The problems behind stalled ecommerce growth
Ecommerce problems don’t arrive one at a time.
They compound, slowing performance, increasing friction and overwhelming teams as decisions in one area have knock-on effects across the business.
We help teams understand how those decisions interact and what needs to happen first so progress becomes deliberate rather than difficult.
Ecommerce problems build over time.
Growth rarely drops suddenly. Costs rise, focus fragments and the work needed to move the numbers increases. Progress becomes harder to sustain.
Growth is slowing while effort keeps rising
Teams put in more time and energy but see less return. Competition tightens. Margins narrow. The same actions that once worked now struggle to shift results.
This is where teams need to separate what’s still driving performance from what’s quietly draining it, and stop doubling down on work that no longer moves the numbers.
Marketing efforts are losing their edge
Channels crowd. Attribution blurs. Incremental gains get harder to find. Activity continues, but confidence in what’s working fades.
The issue isn’t activity — it’s knowing which channels still earn their place, and which are absorbing effort without contributing back.
Roadmaps are full but not moving the business
Ideas aren’t the issue. Direction is. When priorities compete, teams deliver more work but create less progress.
Without clear sequencing, even good ideas cancel each other out. Progress comes from choosing what comes first and being disciplined about what doesn’t belong at all.
The friction pushing customers away
It’s natural to blame traffic or marketing for revenue loss, but the real issues often sit inside the experience. Small moments of uncertainty, delay or confusion that quietly push customers away.
Tech or UX friction is pushing customers away
Slow pages, awkward steps, unclear choices, broken states. Each issue chips away at conversion; together they create meaningful loss.
Individually these issues look minor. Together they create real conversion loss. and quick fixes rarely last.
Teams stretched thin or stuck firefighting
As the business expands, so does the operational load with more tools, more dependencies, and more workarounds. Teams shift from improving the experience to keeping it alive.
When teams are absorbed by day-to-day issues, improvement stalls.
The uncertainty that stalls momentum
Uncertainty slows decision-making, especially when the stakes are high with first launches, changes in how the business sells, or expansion into new markets and channels.
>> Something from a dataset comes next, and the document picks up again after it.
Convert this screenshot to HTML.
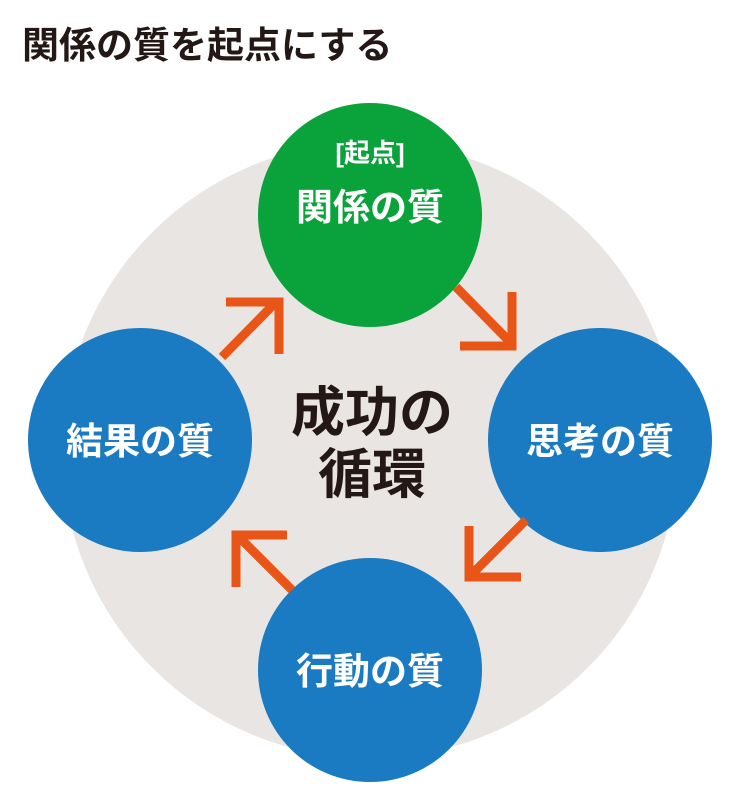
<!DOCTYPE html>
<html><head><meta charset="utf-8"><style>
body{margin:0;width:741px;height:800px;background:#fff;overflow:hidden;font-family:"Liberation Sans","Noto Sans CJK JP",sans-serif;}
</style></head><body>
<svg width="741" height="800" viewBox="0 0 741 800" xmlns="http://www.w3.org/2000/svg" style="font-family:'Liberation Sans','Noto Sans CJK JP',sans-serif;font-weight:bold">
<text x="22" y="58" font-size="37" fill="#231815">関係の質を起点にする</text>
<circle cx="370" cy="450" r="308" fill="#e9e5e2"/>
<circle cx="370" cy="215" r="112" fill="#0aa23a"/>
<circle cx="600" cy="440" r="112" fill="#1a7ac2"/>
<circle cx="140" cy="440" r="112" fill="#1a7ac2"/>
<circle cx="370" cy="670" r="112" fill="#1a7ac2"/>
<g stroke="#e85516" stroke-width="9" fill="none" stroke-linecap="butt">
<path d="M222 357 L276 302 M226 302 H279 V354"/>
<path d="M456 287 L510 342 M512 292 V346 H460"/>
<path d="M526 520 L472 574 M469 526 V577 H521"/>
<path d="M292 590 L239 537 M287 535 H236 V587"/>
</g>
<g fill="#fff" text-anchor="middle">
<text x="370" y="162" font-size="26">[起点]</text>
<text x="370" y="220" font-size="37">関係の質</text>
<text x="600" y="454" font-size="37">思考の質</text>
<text x="140" y="454" font-size="37">結果の質</text>
<text x="370" y="684" font-size="37">行動の質</text>
</g>
<g fill="#231815" text-anchor="middle" font-size="54">
<text x="372" y="431">成功の</text>
<text x="372" y="493">循環</text>
</g>
</svg>
</body></html>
Launching ecommerce without a clear plan
Setting up ecommerce involves many interdependent decisions: platform, data, operations, trading and UX. Without clarity, it’s easy to overspend in some areas and underestimate others.
Without a clear view of how those decisions fit together, early momentum is fragile and hard to sustain.
New markets or channels without a clear plan
New opportunities bring growth but also risk. Without clear criteria, decisions get delayed and teams hesitate to commit.
Progress depends on understanding the trade-offs early before uncertainty turns opportunity into drag.
Bringing it together
If these patterns feel familiar, the issue isn’t effort or intent.
It’s knowing what’s actually causing the slowdown, and what needs to happen first.